Think On This
What Now? What Now? What Now? What Now?




I Chronicles 14:13-15
  1. And the Philistines yet again spread themselves abroad in the valley.
  2. Therefore David enquired again of God; and God said unto him, Go not up after them; turn away from them, and come upon them over against the mulberry trees.
  3. And it shall be, when thou shalt hear a sound of going in the tops of the mulberry trees, that then thou shalt go out to battle: for God is gone forth before thee to smite the host of the Philistines.

How many times have we asked or heard that question, what now?, following an upset of our plans or an unexpected event in our lives? We had placed so much faith and confidence in what we thought was to be a certainty that we gave no thought of its failure—no plan B. We invested our all into it: our time, our emotions, even great resources. After carefully looking at what we thought was to be we could see no logical way the results could be any thing other than what we expected. It seemed obvious and inevitable. We could not conceive there were others, any one, who might see it differently, much less desire it if it could be so.

Then we awake one morning and our plans, hopes and dreams, all our efforts, even prayers, gone—vanished, whisked away in the night as if by a thief leaving no trace of possibility of what just the day before seemed assured. We stand in the silent vacuum created by its disappearance in utter shock—speechless! At first we refuse to believe. Slowly, our senses return and we find it very difficult to accept the obvious reality. We begin to question. What? Why? How? And finally, we come to: What now?
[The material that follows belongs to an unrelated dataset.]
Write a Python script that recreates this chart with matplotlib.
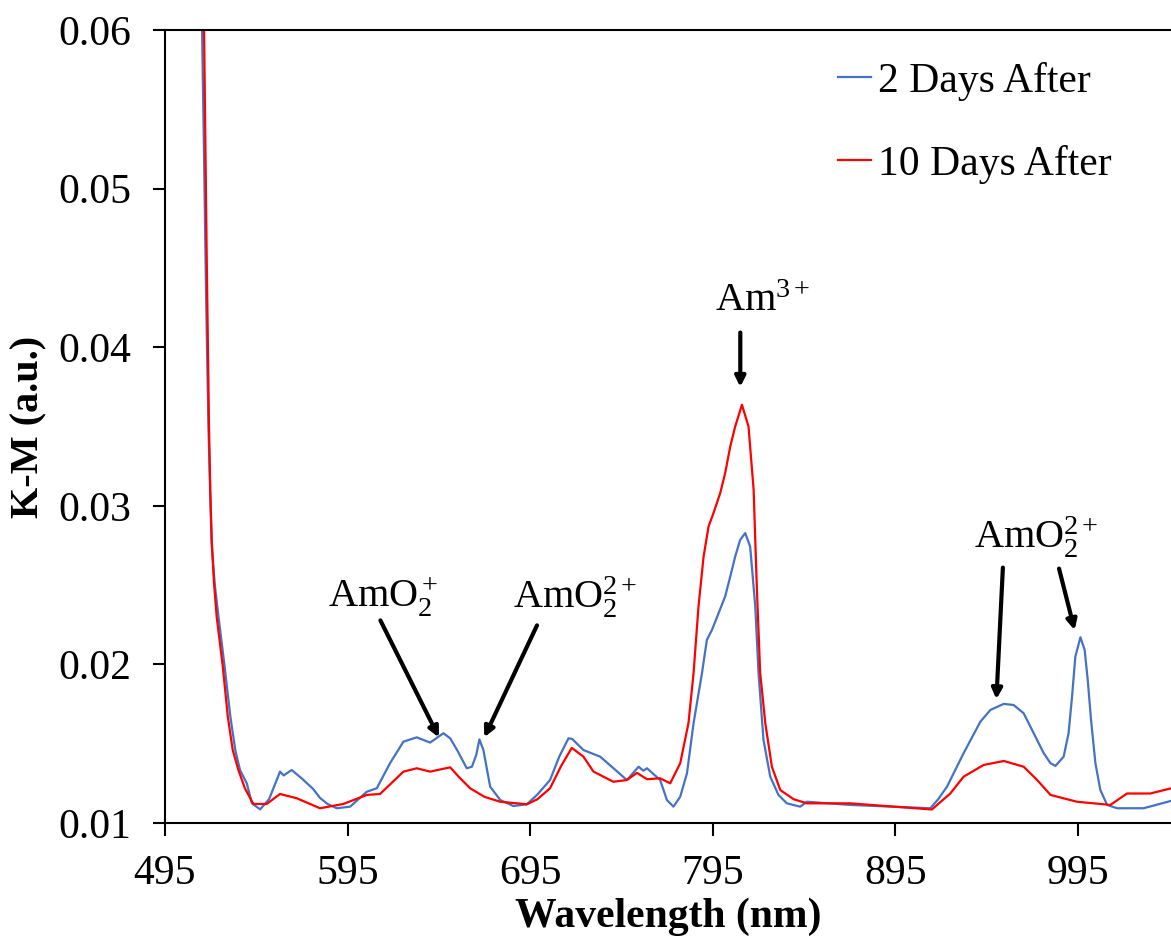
import matplotlib
matplotlib.use("Agg")
import matplotlib.pyplot as plt

plt.rcParams["font.family"] = ["Liberation Serif", "DejaVu Serif"]
plt.rcParams["mathtext.fontset"] = "custom"
plt.rcParams["mathtext.rm"] = "Liberation Serif"
plt.rcParams["mathtext.it"] = "Liberation Serif:italic"

# 2 days after (wavelength nm, K-M)
wl_2d = [514.5, 515.3, 516.4, 517.5, 518.8, 519.8, 520.6, 522.3, 524.3, 527.6,
         530.8, 533.5, 536.1, 539.8, 542.6, 547.1, 552.0, 558.0, 560.0, 564.4,
         570.0, 576.1, 579.9, 584.0, 589.1, 596.4, 605.5, 611.0, 618.3, 625.6,
         632.9, 640.2, 647.5, 651.2, 655.0, 660.3, 663.1, 665.5, 667.2, 669.4,
         673.1, 678.6, 685.8, 693.2, 699.0, 705.9, 711.0, 716.0, 718.0, 724.2,
         733.4, 748.0, 754.4, 757.0, 759.0, 766.2, 769.9, 773.5, 777.2, 780.9,
         784.5, 789.1, 791.8, 794.6, 798.2, 801.8, 804.6, 807.3, 810.0, 812.8,
         815.5, 818.3, 820.1, 822.8, 826.5, 831.0, 835.6, 842.9, 846.6, 870.3,
         914.2, 918.5, 923.3, 932.4, 941.6, 947.1, 954.4, 959.8, 965.3, 970.8,
         976.3, 980.0, 982.7, 987.2, 989.9, 991.8, 993.6, 996.4, 998.7, 1000.4,
         1002.2, 1004.6, 1007.3, 1011.0, 1016.5, 1031.0, 1046.2]
km_2d = [0.075, 0.060, 0.052, 0.0433, 0.035, 0.0305, 0.0275, 0.0250, 0.02301, 0.01992,
         0.01671, 0.0146, 0.01334, 0.0125, 0.01124, 0.01086, 0.0115, 0.01324, 0.0130, 0.01334,
         0.0128, 0.01215, 0.01158, 0.0112, 0.01093, 0.01103, 0.01197, 0.01219, 0.01378, 0.01513,
         0.0154, 0.01507, 0.01566, 0.01534, 0.0146, 0.01345, 0.01355, 0.0143, 0.01527, 0.0146,
         0.01229, 0.01145, 0.01107, 0.01118, 0.0118, 0.01271, 0.0142, 0.01534, 0.0153, 0.0146,
         0.01418, 0.01271, 0.01355, 0.0133, 0.01345, 0.01271, 0.01145, 0.01103, 0.01166, 0.01314,
         0.01629, 0.01944, 0.02155, 0.02218, 0.02323, 0.02428, 0.02554, 0.0268, 0.02785, 0.02828,
         0.02743, 0.02365, 0.01944, 0.01524, 0.01292, 0.01177, 0.01124, 0.01103, 0.01134, 0.01114,
         0.01093, 0.0115, 0.01229, 0.0144, 0.01639, 0.01713, 0.01751, 0.01744, 0.01692, 0.01566,
         0.0144, 0.01377, 0.0136, 0.01418, 0.01566, 0.01797, 0.02049, 0.02171, 0.02091, 0.01902,
         0.0165, 0.01377, 0.01208, 0.01114, 0.01093, 0.01093, 0.0114]

# 10 days after
wl_10d = [515.5, 516.4, 517.8, 519.1, 519.8, 520.6, 521.8, 523.3, 526.6, 529.4,
          532.1, 535.2, 538.8, 543.4, 550.7, 558.0, 567.2, 579.9, 592.7, 605.5,
          612.8, 625.6, 632.9, 640.2, 651.2, 656.0, 662.1, 670.0, 678.6, 693.2,
          699.0, 705.9, 712.0, 717.8, 724.2, 729.7, 740.6, 748.0, 753.5, 759.0,
          766.2, 771.7, 777.2, 781.7, 784.5, 787.2, 790.0, 792.7, 795.4, 799.1,
          801.8, 804.6, 807.3, 811.0, 814.6, 817.4, 819.2, 821.0, 823.8, 827.4,
          832.0, 839.3, 846.6, 870.3, 915.0, 925.1, 932.4, 943.4, 954.4, 965.3,
          972.7, 980.0, 994.5, 1012.8, 1021.9, 1034.7, 1046.2]
km_10d = [0.075, 0.060, 0.0461, 0.035, 0.0310, 0.0278, 0.0252, 0.02301, 0.01992, 0.01671,
          0.0146, 0.01334, 0.01218, 0.0112, 0.0112, 0.01183, 0.01156, 0.01093, 0.0112, 0.01177,
          0.01183, 0.01324, 0.01345, 0.01324, 0.01351, 0.0129, 0.01219, 0.01165, 0.01134, 0.01118,
          0.0115, 0.01219, 0.0136, 0.01474, 0.01418, 0.01324, 0.0126, 0.01271, 0.01316, 0.01276,
          0.01282, 0.0125, 0.01377, 0.01629, 0.01944, 0.02365, 0.0268, 0.02869, 0.02954, 0.0308,
          0.03206, 0.03374, 0.035, 0.03637, 0.035, 0.03101, 0.0247, 0.01944, 0.01629, 0.01355,
          0.01208, 0.0115, 0.01124, 0.01124, 0.01085, 0.01186, 0.01292, 0.01366, 0.01391, 0.01355,
          0.01271, 0.01177, 0.01134, 0.01114, 0.01186, 0.01186, 0.01219]

x_ticks = [495, 595, 695, 795, 895, 995]
y_ticks = [0.01, 0.02, 0.03, 0.04, 0.05, 0.06]

fig = plt.figure(figsize=(11.71, 9.41), dpi=100)
ax = fig.add_axes([0.1409, 0.1254, 0.8591, 0.8427])

ax.plot(wl_2d, km_2d, color="#4472C4", lw=1.6, label="2 Days After")
ax.plot(wl_10d, km_10d, color="#FF0000", lw=1.6, label="10 Days After")

ax.set_xlim(495, 1046)
ax.set_ylim(0.01, 0.06)

ax.set_xticks(x_ticks)
ax.set_xticklabels([str(v) for v in x_ticks])
ax.tick_params(axis="x", direction="out", length=9, width=1.5, labelsize=30, pad=14)
ax.set_yticks(y_ticks)
ax.set_yticklabels([f"{v:.2f}" for v in y_ticks])
ax.tick_params(axis="y", direction="out", length=9, width=1.5, labelsize=30, pad=15)

ax.spines["right"].set_visible(False)
for s in ["left", "bottom", "top"]:
    ax.spines[s].set_linewidth(1.5)

ax.set_xlabel("Wavelength (nm)", fontsize=30, fontweight="bold", labelpad=3)
ax.set_ylabel("K-M (a.u.)", fontsize=29, fontweight="bold", labelpad=8)

ax.legend(loc="upper left", bbox_to_anchor=(838 / 1171, 1 - 62 / 941),
          bbox_transform=fig.transFigure, frameon=False, fontsize=30,
          handlelength=0.8, handletextpad=0.15, labelspacing=1.05,
          borderpad=0, borderaxespad=0)

arrow = dict(arrowstyle="-|>,head_length=0.6,head_width=0.3", color="black", lw=3)
fs = 29
ax.text(614.5, 0.0242, r"AmO$_2^+$", fontsize=fs, ha="center", va="center")
ax.annotate("", xy=(645.7, 0.01524), xytext=(612.3, 0.02293), arrowprops=arrow)
ax.text(719.7, 0.02426, r"AmO$_2^{2+}$", fontsize=fs, ha="center", va="center")
ax.annotate("", xy=(669.2, 0.01524), xytext=(699.4, 0.02262), arrowprops=arrow)
ax.text(822.1, 0.04287, r"Am$^{3+}$", fontsize=fs, ha="center", va="center")
ax.annotate("", xy=(810.1, 0.03732), xytext=(810.1, 0.0411), arrowprops=arrow)
ax.text(972.3, 0.02804, r"AmO$_2^{2+}$", fontsize=fs, ha="center", va="center")
ax.annotate("", xy=(950.3, 0.01763), xytext=(954.0, 0.02628), arrowprops=arrow)
ax.annotate("", xy=(993.6, 0.02199), xytext=(984.3, 0.02621), arrowprops=arrow)

fig.savefig("out.png", dpi=100)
Realizing we have made no contingency plans, panic begins to set in. While still trying to grasp the new reality, our thoughts are confused with what do we do now. We know there is no changing the outcome. Somehow, we must get through this, but how? What now?


Mulberry Tree

When we find ourselves asking that recurring question in life, only One possesses the wisdom Who will see us through. It is to Him we must go afresh each and every time and every single day of our lives regardless of the victory or failure of its last. We must learn to listen for the sound of going in the tops of the mulberry trees.